From the first line of the listing below, retype each line up to and including the one with "pw, ph = R - L, B - T"; pictures stay out.
>> BEGIN
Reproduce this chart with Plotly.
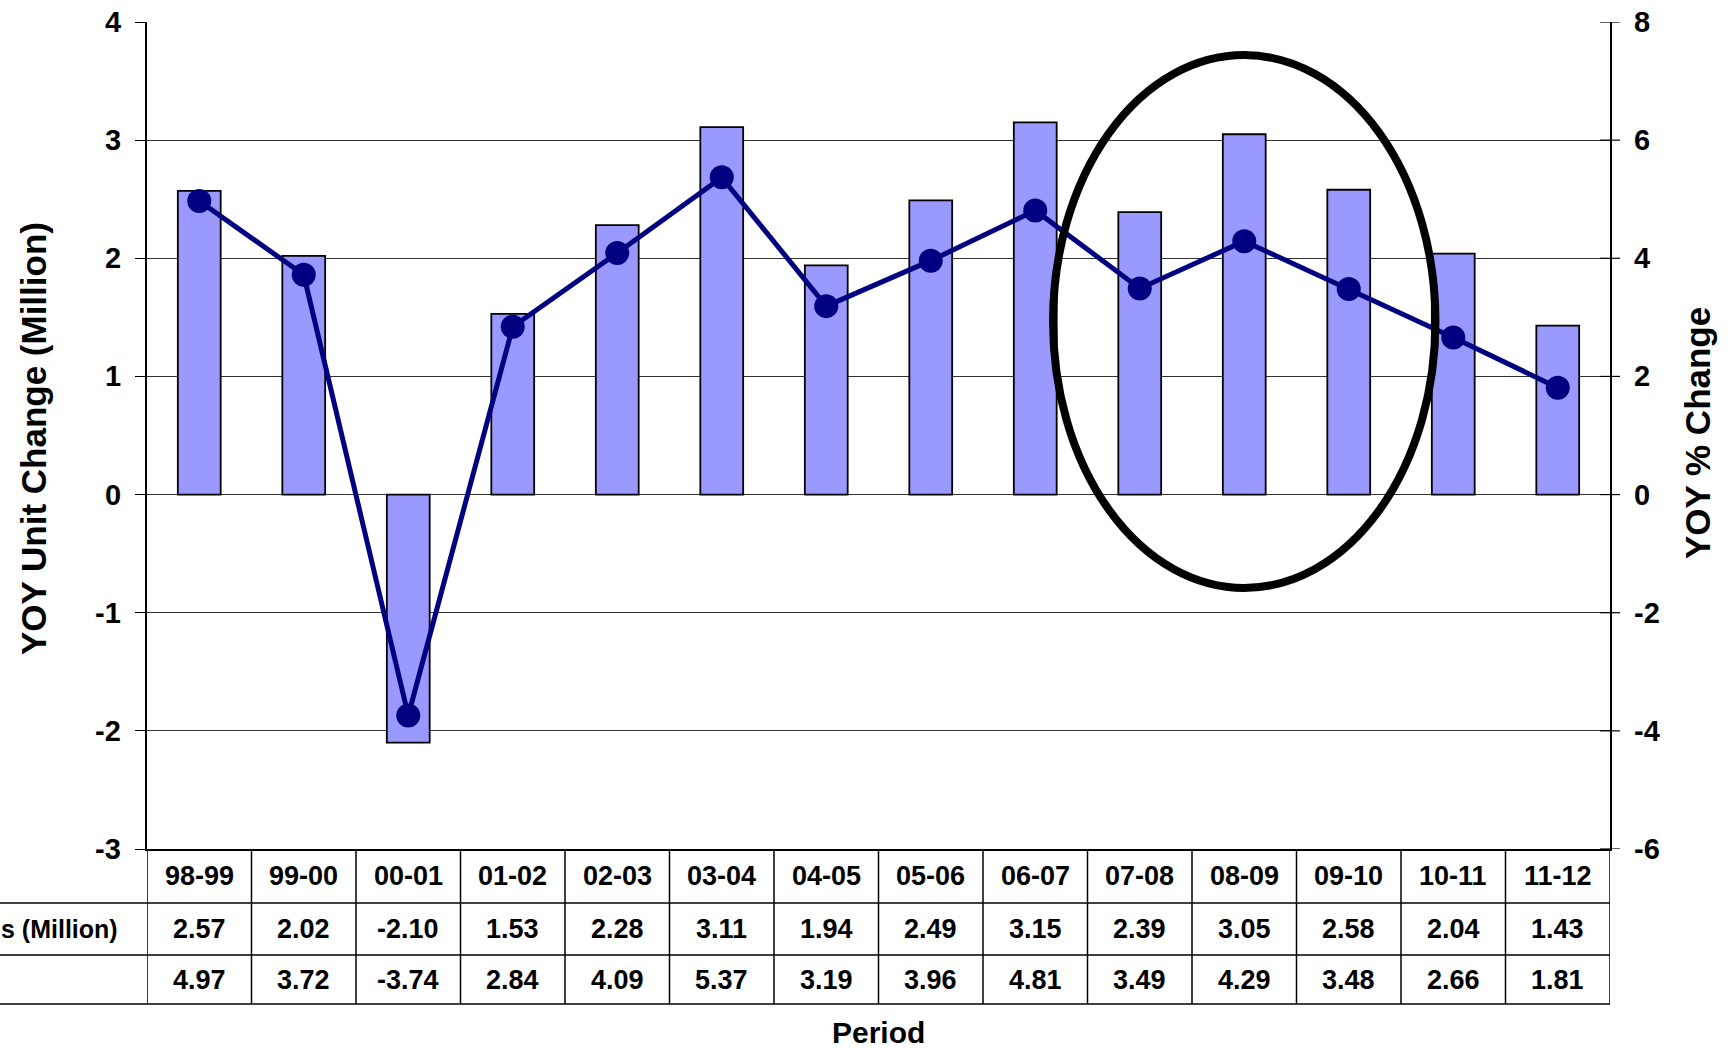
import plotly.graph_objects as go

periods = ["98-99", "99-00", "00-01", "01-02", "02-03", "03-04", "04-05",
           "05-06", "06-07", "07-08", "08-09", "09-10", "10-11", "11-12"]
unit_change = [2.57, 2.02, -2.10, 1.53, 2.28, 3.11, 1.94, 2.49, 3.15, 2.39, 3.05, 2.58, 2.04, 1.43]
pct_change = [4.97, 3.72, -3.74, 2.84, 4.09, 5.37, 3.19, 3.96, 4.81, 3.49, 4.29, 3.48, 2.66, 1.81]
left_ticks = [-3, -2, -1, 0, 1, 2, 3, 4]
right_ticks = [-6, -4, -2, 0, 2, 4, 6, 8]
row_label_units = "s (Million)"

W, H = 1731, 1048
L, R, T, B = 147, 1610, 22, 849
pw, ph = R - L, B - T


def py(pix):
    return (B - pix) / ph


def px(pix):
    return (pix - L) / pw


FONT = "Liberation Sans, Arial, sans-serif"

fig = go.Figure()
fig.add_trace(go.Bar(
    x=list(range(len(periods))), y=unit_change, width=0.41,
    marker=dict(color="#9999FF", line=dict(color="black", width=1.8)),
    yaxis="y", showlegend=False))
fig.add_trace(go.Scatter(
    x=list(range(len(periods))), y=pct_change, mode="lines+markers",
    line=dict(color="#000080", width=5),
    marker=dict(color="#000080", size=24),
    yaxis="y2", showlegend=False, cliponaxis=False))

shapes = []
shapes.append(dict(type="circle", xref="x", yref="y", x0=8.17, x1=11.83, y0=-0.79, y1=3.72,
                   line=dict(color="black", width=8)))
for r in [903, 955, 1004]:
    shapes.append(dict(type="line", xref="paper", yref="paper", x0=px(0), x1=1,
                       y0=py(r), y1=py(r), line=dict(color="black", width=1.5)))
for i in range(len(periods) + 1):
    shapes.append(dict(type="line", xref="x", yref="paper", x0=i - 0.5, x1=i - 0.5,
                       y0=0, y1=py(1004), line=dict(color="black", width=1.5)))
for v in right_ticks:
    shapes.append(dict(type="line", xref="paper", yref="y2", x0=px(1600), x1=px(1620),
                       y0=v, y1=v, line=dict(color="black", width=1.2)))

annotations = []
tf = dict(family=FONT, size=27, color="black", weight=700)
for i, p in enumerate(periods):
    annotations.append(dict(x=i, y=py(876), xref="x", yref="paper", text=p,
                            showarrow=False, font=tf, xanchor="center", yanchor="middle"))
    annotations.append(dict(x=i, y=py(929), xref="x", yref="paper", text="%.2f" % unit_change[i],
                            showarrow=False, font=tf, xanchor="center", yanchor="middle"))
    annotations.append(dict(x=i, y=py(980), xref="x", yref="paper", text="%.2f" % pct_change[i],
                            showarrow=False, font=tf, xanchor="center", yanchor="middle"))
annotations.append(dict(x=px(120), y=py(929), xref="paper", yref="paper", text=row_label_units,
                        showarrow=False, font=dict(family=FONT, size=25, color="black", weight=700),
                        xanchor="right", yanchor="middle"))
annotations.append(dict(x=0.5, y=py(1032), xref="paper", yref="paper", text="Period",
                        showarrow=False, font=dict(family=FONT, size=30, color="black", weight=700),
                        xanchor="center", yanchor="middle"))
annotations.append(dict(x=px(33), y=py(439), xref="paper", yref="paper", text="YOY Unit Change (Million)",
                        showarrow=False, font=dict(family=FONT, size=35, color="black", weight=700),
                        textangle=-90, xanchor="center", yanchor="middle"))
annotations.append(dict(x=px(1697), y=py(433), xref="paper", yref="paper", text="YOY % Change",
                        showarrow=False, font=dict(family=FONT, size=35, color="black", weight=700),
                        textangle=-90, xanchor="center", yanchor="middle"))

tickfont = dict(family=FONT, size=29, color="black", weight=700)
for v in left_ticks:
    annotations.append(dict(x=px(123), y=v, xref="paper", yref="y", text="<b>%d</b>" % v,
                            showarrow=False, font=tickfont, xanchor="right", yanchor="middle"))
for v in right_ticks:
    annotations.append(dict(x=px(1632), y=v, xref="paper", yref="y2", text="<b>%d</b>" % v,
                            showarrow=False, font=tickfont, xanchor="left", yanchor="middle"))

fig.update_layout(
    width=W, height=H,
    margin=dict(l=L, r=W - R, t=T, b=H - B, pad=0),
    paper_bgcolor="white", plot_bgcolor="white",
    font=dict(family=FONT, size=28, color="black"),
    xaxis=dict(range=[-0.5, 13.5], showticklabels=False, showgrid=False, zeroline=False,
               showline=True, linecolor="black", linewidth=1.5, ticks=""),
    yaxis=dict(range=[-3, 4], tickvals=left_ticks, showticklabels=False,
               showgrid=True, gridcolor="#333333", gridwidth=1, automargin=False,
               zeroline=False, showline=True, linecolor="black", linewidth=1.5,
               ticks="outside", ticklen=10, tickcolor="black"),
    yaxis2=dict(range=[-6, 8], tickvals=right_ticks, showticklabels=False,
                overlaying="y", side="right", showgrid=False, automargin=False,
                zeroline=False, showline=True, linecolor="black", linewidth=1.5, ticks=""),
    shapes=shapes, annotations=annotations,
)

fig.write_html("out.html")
>> END
● Result of this exercise
Reproduce this chart with Plotly.
import plotly.graph_objects as go

periods = ["98-99", "99-00", "00-01", "01-02", "02-03", "03-04", "04-05",
           "05-06", "06-07", "07-08", "08-09", "09-10", "10-11", "11-12"]
unit_change = [2.57, 2.02, -2.10, 1.53, 2.28, 3.11, 1.94, 2.49, 3.15, 2.39, 3.05, 2.58, 2.04, 1.43]
pct_change = [4.97, 3.72, -3.74, 2.84, 4.09, 5.37, 3.19, 3.96, 4.81, 3.49, 4.29, 3.48, 2.66, 1.81]
left_ticks = [-3, -2, -1, 0, 1, 2, 3, 4]
right_ticks = [-6, -4, -2, 0, 2, 4, 6, 8]
row_label_units = "s (Million)"

W, H = 1731, 1048
L, R, T, B = 147, 1610, 22, 849
pw, ph = R - L, B - T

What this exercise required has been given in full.